Mais l'extrême vitesse de la lumière, et d'autres propriétés qu'elle a, ne sauraient admettre une telle propagation de mouvement, et je vais montrer ici de quelle manière je conçois qu'elle doit être. Il faut expliquer pour cela la propriété que gardent les corps durs pour  transmettre le mouvement les uns aux autres.

Lorsqu'on prend un nombre de boules d'égale grosseur, faites de quelque matière fort dure, et qu'on les range en ligne droite, en sorte qu'elles se touchent, l'on trouve, en frappant avec une boule pareille contre la première de ces boules, que le mouvement passe comme dans un instant jusqu'à la dernière, qui se sépare de la rangée, sans qu'on s'aperçoive que les autres se soient remuées. Et même celle qui a frappé demeure immobile avec elles. Où l'on voit un passage de mouvement d'une extrême vitesse et qui est d'autant plus grande que la matière des boules est d'une plus grande dureté. Mais il est encore constant que ce progrès de mouvement n'est pas momentané, mais successif, et qu'ainsi il y faut du temps. Car si le mouvement, ou si l'on veut, l'inclination au mouvement ne passait pas successivement par toutes ces boules, elles l'acquerraient toutes en même temps, et par conséquent elles avanceraient toutes ensemble, ce qui n'arrive point mais la dernière quitte toute la rangée, et acquiert la vitesse de celle qu'on a poussée.

Or pour appliquer cette sorte de mouvement à celui qui produit la lumière, rien n'empêche que nous n'estimions les particules de l'éther être d'une matière si approchante de la dureté parfaite et d'un ressort si prompt que nous voulons.

Mais quand nous ignorerions la vraie cause du ressort, nous voyons toujours qu'il y a beaucoup de corps qui ont cette propriété; et ainsi il n'y a rien d'étrange de la supposer aussi dans des petits corps invisibles comme ceux de l'éther ». ( (Huygens, Traité de la lumière, chapitre I, 1690.).

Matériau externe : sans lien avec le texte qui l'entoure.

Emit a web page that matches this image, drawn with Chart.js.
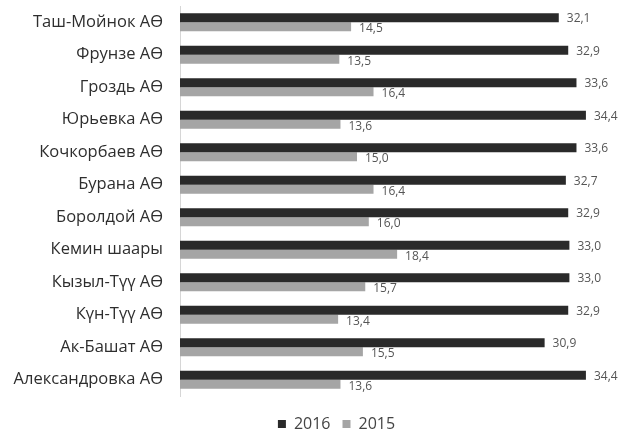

Huygens eut à soutenir durant son séjour à Paris des discussions de priorité avec l'abbé Hautefeuille relativement à l'invention du ressort spiral dont il avait surmonté le balancier des montres ordinaires. On se rappelle encore la querelle que lui fit un de ses compatriotes Hartsoeker, qu'il avait lui-même amené à Paris, sur l'observation de animalcules qu'on aperçoit dans certains liquides. On n'a pas oublié non plus qu'il se vengea noblement de son irascible adversaire, en avouant que dans une publication faite dans un Journal, on avait eu tort de ne point nommer Hartsoeker, et de ne pas proclamer ses droits à la découverte qu'il réclamait.

[3] Le 8 juillet 1695, selon Lebon.
Le Cosmotheoros, ouvrage dans le genre des Dialogues de Fontenelle, ou peut-être davantage encore dans celui du Songe de Kepler, offre plusieurs chapitres qui prétendent à de justes critiques, ceux entre autres où Huygens nous parle des connaissances musicales des habitants des planètes.
Nous dirons à regret, en terminant cette esquisse de la vie de Huygens, que dans un de ses voyages à Paris, il connut Ninon de Lenclos, et lui adressa des vers peu irréprochables sous le rapport de la pensée et de la forme. Voltaire a eu la malice de nous les conserver, et ils sont souvent cités par ceux qui prétendent établir l'incompatibilité du génie en matière de sciences et du talent poétique. Une telle conclusion, il faut l'avouer, est peu logique lorsqu'elle a pour base quatre mauvaises rimes mises en balance avec ce que l'esprit humain a produit de plus ingénieux. (Arago, c, 1850).

Voici l'indication des principales découvertes de Huygens avec leur date :

1655 - Huygens découvre un satellite de Saturne, et ne cherche pas les autres parce qu'il était persuadé, opinion bizarre chez un si grand homme, que le nombre des satellites ne pouvait pas être supérieur au nombre des planètes principal, et qu'après la découverte du nouveau satellite le système solaire était complet, ou composé de six planètes et de six satellites.

1656 - Découverte de la nébuleuse d'Orion.

1657- Application du pendule aux horloges.

1659 - Publication du Systema Saturnium.

1665 - Application du ressort spiral aux balanciers des montres.

1690 - Publication du Traité sur la lumière.

Le Cosmotheoros (sive de terris coelestibus earumque ornatu conjecture), publié en 1698, après la mort de son auteur, renferme une comparaison optique de l'éclat du Soleil à celui de Sirius [Grand Chien].